Staff say he often listens more than he speaks, and when he does speak, it is usually to ask questions that force everyone in the room to think deeper. “He is methodical and expects you to back up what you say with results,” says Douglas Kikonyogo, an employee. “He is not distant, just deliberate.” Mogo’s team has grown rapidly under Vydryn's tenure, expanding from under 300 to over 450 employees, a testament to the company’s widening footprint across Uganda.
The hiring wave has been diverse and purposeful, including local loan officers familiar with regional customer behavior, customer support agents who serve as the human face of finance in underserved areas, and skilled mechanics who ensure financed motorcycles stay on the road.

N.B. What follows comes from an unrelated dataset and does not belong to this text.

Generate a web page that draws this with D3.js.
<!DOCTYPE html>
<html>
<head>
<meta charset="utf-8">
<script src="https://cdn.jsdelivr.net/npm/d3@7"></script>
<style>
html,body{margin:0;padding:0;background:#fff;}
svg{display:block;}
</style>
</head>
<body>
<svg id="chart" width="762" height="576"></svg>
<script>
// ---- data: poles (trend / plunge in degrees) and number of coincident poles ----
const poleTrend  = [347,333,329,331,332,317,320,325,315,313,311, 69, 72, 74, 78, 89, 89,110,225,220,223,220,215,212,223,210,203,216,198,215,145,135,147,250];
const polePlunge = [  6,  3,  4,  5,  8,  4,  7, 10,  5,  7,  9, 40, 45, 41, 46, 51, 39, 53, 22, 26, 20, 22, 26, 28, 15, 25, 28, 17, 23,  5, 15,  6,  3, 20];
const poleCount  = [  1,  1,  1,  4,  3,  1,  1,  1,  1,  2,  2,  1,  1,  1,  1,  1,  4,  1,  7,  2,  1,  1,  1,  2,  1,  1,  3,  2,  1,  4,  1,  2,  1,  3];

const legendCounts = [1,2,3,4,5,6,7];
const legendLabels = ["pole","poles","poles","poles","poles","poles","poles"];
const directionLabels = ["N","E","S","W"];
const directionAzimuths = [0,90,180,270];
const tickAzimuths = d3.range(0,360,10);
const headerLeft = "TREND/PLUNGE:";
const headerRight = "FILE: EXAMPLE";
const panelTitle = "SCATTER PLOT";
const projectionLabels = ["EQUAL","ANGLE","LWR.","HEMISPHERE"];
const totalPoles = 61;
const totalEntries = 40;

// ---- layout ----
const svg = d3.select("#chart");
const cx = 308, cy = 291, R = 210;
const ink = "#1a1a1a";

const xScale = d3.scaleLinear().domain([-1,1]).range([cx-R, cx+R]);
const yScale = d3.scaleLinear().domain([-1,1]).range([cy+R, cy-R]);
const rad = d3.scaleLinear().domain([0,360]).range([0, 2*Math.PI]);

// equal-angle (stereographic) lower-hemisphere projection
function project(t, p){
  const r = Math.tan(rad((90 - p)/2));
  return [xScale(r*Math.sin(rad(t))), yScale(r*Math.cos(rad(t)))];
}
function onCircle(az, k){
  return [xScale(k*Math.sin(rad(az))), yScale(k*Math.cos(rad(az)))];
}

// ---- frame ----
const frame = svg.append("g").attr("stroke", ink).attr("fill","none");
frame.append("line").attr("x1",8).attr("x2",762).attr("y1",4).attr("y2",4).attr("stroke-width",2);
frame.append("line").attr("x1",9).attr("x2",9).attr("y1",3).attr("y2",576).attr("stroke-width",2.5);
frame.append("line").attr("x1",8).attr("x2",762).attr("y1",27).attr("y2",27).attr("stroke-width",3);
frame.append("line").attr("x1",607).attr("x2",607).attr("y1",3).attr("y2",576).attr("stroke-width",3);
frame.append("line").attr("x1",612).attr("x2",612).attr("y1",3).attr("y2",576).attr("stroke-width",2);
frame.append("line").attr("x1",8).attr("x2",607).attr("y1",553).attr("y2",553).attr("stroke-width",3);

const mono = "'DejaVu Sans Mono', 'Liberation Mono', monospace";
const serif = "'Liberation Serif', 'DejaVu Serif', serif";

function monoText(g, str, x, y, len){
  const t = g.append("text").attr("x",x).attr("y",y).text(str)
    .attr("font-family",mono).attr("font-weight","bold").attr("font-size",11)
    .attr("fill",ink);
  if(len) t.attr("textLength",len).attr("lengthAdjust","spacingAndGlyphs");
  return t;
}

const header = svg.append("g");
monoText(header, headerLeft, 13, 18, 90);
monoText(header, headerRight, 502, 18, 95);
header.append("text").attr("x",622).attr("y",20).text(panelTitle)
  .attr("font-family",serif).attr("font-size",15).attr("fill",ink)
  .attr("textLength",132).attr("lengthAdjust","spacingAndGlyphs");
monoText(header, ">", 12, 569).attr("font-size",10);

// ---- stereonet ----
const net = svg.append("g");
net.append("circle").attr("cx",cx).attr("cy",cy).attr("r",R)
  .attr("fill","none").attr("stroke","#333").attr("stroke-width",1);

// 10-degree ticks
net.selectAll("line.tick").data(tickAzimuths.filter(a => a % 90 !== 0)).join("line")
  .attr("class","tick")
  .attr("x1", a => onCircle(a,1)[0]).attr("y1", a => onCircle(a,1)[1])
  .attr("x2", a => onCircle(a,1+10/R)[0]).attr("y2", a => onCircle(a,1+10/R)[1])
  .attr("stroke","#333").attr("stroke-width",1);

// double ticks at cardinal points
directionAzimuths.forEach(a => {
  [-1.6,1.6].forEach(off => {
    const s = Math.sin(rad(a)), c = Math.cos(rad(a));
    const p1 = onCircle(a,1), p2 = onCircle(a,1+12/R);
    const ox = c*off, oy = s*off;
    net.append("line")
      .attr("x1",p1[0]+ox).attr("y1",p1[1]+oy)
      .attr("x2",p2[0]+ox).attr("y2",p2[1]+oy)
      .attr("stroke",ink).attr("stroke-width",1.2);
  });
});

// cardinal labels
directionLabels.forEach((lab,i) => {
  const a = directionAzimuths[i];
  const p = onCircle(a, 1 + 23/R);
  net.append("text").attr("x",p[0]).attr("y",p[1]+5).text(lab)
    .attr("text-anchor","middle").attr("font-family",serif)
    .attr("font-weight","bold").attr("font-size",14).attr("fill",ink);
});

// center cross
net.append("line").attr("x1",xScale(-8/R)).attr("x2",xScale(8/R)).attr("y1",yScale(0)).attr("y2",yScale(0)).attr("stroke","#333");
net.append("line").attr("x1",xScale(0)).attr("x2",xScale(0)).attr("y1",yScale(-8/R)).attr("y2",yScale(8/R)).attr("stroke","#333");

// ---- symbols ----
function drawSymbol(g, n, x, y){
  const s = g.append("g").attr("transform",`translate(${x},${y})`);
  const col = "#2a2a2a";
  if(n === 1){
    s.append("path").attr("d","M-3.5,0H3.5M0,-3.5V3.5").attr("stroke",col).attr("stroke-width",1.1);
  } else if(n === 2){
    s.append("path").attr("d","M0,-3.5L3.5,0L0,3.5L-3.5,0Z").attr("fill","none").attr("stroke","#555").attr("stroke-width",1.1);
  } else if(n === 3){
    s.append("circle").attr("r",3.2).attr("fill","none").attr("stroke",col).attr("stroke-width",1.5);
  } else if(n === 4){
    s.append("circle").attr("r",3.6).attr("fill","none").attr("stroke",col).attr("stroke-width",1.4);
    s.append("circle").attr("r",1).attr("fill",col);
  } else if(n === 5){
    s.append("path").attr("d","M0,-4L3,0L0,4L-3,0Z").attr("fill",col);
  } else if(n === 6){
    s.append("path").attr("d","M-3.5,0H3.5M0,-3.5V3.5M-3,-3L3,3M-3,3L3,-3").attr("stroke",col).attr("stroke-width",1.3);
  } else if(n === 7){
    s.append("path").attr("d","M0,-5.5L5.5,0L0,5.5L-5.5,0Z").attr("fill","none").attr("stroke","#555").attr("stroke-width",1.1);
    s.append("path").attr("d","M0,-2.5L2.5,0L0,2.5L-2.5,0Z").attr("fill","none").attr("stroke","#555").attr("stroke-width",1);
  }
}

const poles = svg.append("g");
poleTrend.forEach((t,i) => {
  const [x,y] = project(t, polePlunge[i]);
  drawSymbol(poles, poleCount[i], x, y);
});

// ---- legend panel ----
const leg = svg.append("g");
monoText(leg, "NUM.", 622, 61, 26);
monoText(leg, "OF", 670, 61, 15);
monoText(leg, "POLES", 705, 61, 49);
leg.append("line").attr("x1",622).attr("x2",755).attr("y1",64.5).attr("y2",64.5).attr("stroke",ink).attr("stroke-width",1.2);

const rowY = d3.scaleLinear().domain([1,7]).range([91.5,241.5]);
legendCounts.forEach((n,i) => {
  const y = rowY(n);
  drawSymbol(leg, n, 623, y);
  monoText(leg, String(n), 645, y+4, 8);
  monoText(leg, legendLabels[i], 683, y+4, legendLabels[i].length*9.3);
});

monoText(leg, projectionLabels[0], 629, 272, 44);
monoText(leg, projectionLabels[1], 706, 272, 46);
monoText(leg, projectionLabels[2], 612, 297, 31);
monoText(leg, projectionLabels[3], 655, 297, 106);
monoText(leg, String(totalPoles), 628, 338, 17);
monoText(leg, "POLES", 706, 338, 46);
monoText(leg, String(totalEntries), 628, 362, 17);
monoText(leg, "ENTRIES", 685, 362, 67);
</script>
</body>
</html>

This steady increase in staffing is not just about numbers; it reflects Mogo’s deepening engagement with the communities it serves. However, with growth comes growing pains. Staff turnover continues to be a persistent challenge in some branches, particularly those in high-traffic or remote areas. Recruiting, training, and retaining the right people in such a fast-paced environment requires continuous innovation in human resource practices, something the company acknowledges and is working to improve.
The bigger picture
At the core of Mogo’s work is the simple but fragile idea of trust—trust that someone with no formal payslip will repay a multi-million shillings loan. That trust is not always rewarded. But Vydryn argues that building access to finance in developing markets cannot be done without risk. In early 2024, Mogo Uganda signed a Shs19b financing deal with Absa Bank Uganda, its largest institutional partnership to date. The facility will allow the company to expand its reach into secondary towns, where many riders currently operate without owning their bikes. Analysts view the Absa deal as a vote of confidence in the company's data systems and business model, but also a test. The coming months will reveal how sustainably Mogo can grow beyond Kampala.